Les demandeurs ont eu un mois à partir de la validation de leur crédit ARENH pour acheter le complément sur les marchés à un prix supérieur. La réduction de l’écrêtement entraîne donc mécaniquement une baisse des besoins de financement pour le couvrir.
La troisième et dernière part du tarif réglementé qui représente environ un tiers du prix est calculée à partir d’un savant calcul comprenant la moyenne des prix de l’électricité des 24 derniers mois qui est ensuite lissé à partir d’une référence des prix sur les 12 derniers mois. Pour finir, les trois parts sont pondérées et une moyenne est faite pour obtenir le tarif définitif du TRVE. L’administration française dans toute sa splendeur…
Le tarif pourrait revenir à terme autour de 20 centimes le kWh
Avec une telle formule de calcul, il ne fait pas s’étonner de l’inertie de ce tarif réglementé. Il met ainsi beaucoup de temps à répliquer les hausses constatées sur le marché et autant de temps à répercuter les baisses.
Comment cela va se traduire en août 2024 et en février 2025 ? Le fait d’inclure dans le calcul les 24 derniers mois va avoir une grande importance pour ses deux prochaines réévaluations. Les données seront en partie celles de l’année 2022, l’anus horribilis, au cours de laquelle les prix ont atteint des sommets jamais atteints. En revanche, leur sortie de la formule de calcul entraînera, en plus de la baisse de l’écrêtement déjà constatée, une baisse sensible de la troisième part. Cela signifie qu’il ne faut pas attendre de miracles cette année, mais qu’en 2025 le tarif devrait sensiblement baisser.
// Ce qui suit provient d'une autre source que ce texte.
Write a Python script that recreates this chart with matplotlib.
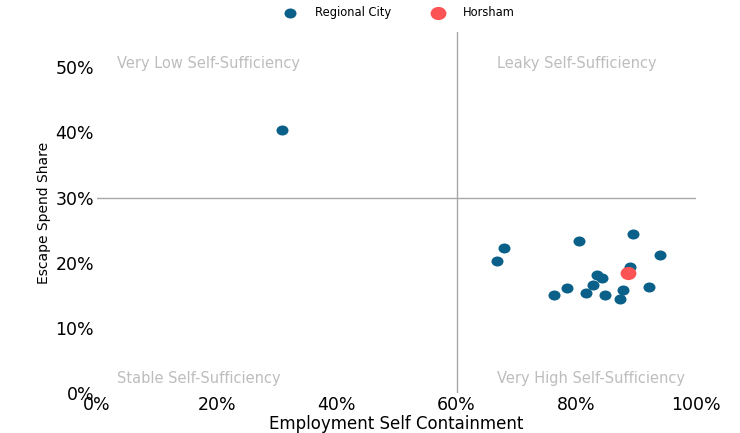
"""
Self-sufficiency quadrant chart: employment self containment vs escape spend share.
"""

import matplotlib
matplotlib.use("Agg")
import matplotlib.pyplot as plt
from matplotlib.path import Path
from matplotlib.ticker import PercentFormatter

# Regional cities (percent)
city_containment = [30.9, 67.9, 66.8, 80.5, 89.5, 94.0, 88.9, 83.4, 84.2, 82.7,
                    78.4, 92.1, 87.8, 76.2, 81.6, 84.7, 87.3]
city_escape = [40.3, 22.3, 20.2, 23.4, 24.4, 21.2, 19.4, 18.1, 17.7, 16.6,
               16.2, 16.3, 15.8, 15.1, 15.3, 15.1, 14.4]

# Horsham (percent)
horsham_containment = [88.6]
horsham_escape = [18.5]

# Quadrant split points
x_split = 60
y_split = 30

quadrant_labels = {
    "Very Low Self-Sufficiency": (3.3, 50.6),
    "Leaky Self-Sufficiency": (66.8, 50.6),
    "Stable Self-Sufficiency": (3.3, 2.3),
    "Very High Self-Sufficiency": (66.8, 2.3),
}

CITY_COLOR = "#0a6088"
HORSHAM_COLOR = "#fc5454"
LINE_COLOR = "#a8a8a8"

# slightly wide oval marker
_circle = Path.unit_circle()
OVAL = Path(_circle.vertices * [1.2, 1.0], _circle.codes)


def main():
    fig = plt.figure(figsize=(7.4, 4.33), dpi=100)
    ax = fig.add_axes([0.131, 0.092, 0.81, 0.834])

    ax.axhline(y_split, color=LINE_COLOR, linewidth=1, zorder=1)
    ax.axvline(x_split, color=LINE_COLOR, linewidth=1, zorder=1)

    ax.scatter(city_containment, city_escape, s=75, marker=OVAL, color=CITY_COLOR,
               linewidths=0, label="Regional City", zorder=3)
    ax.scatter(horsham_containment, horsham_escape, s=130, marker=OVAL,
               color=HORSHAM_COLOR, linewidths=0, label="Horsham", zorder=4)

    for text, (x, y) in quadrant_labels.items():
        ax.text(x, y, text, color="#bdbdbd", fontsize=10.5, va="center", ha="left")

    ax.set_xlim(0, 100)
    ax.set_ylim(0, 55.4)
    ax.set_xticks([0, 20, 40, 60, 80, 100])
    ax.set_yticks([0, 10, 20, 30, 40, 50])
    ax.xaxis.set_major_formatter(PercentFormatter(decimals=0))
    ax.yaxis.set_major_formatter(PercentFormatter(decimals=0))
    ax.tick_params(length=0, labelsize=12.5, pad=2)

    for spine in ax.spines.values():
        spine.set_visible(False)

    ax.set_xlabel("Employment Self Containment", fontsize=12, labelpad=1)
    ax.set_ylabel("Escape Spend Share", fontsize=10, labelpad=3)

    ax.legend(loc="lower center", bbox_to_anchor=(0.5, 1.02), ncol=2,
              frameon=False, fontsize=8.3, columnspacing=3, handletextpad=1.2,
              borderaxespad=0.1)

    fig.savefig("out.png", dpi=100)


if __name__ == "__main__":
    main()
Lors des 12 à 18 prochains mois, il est probable que l’on retrouve une part fourniture proche des prix de 2021, soit 75€/MWh, ce qui représenterait une baisse de 60€/MWh.
Cumulée avec la hausse prévisible des autres frais qui devrait être au maximum de 25€/MWh, cela entraînerait une baisse cumulée d’environ 40€/MWh, ce qui additionné de la TVA, ferait une baisse de 48€/MWh à moyen terme. Le tarif réglementé devrait donc progressivement se rapprocher des 20 centimes/kWh que l’on a connu à la fin des années 2010. Et fermer définitivement la parenthèse des années de crise du prix de l’électricité.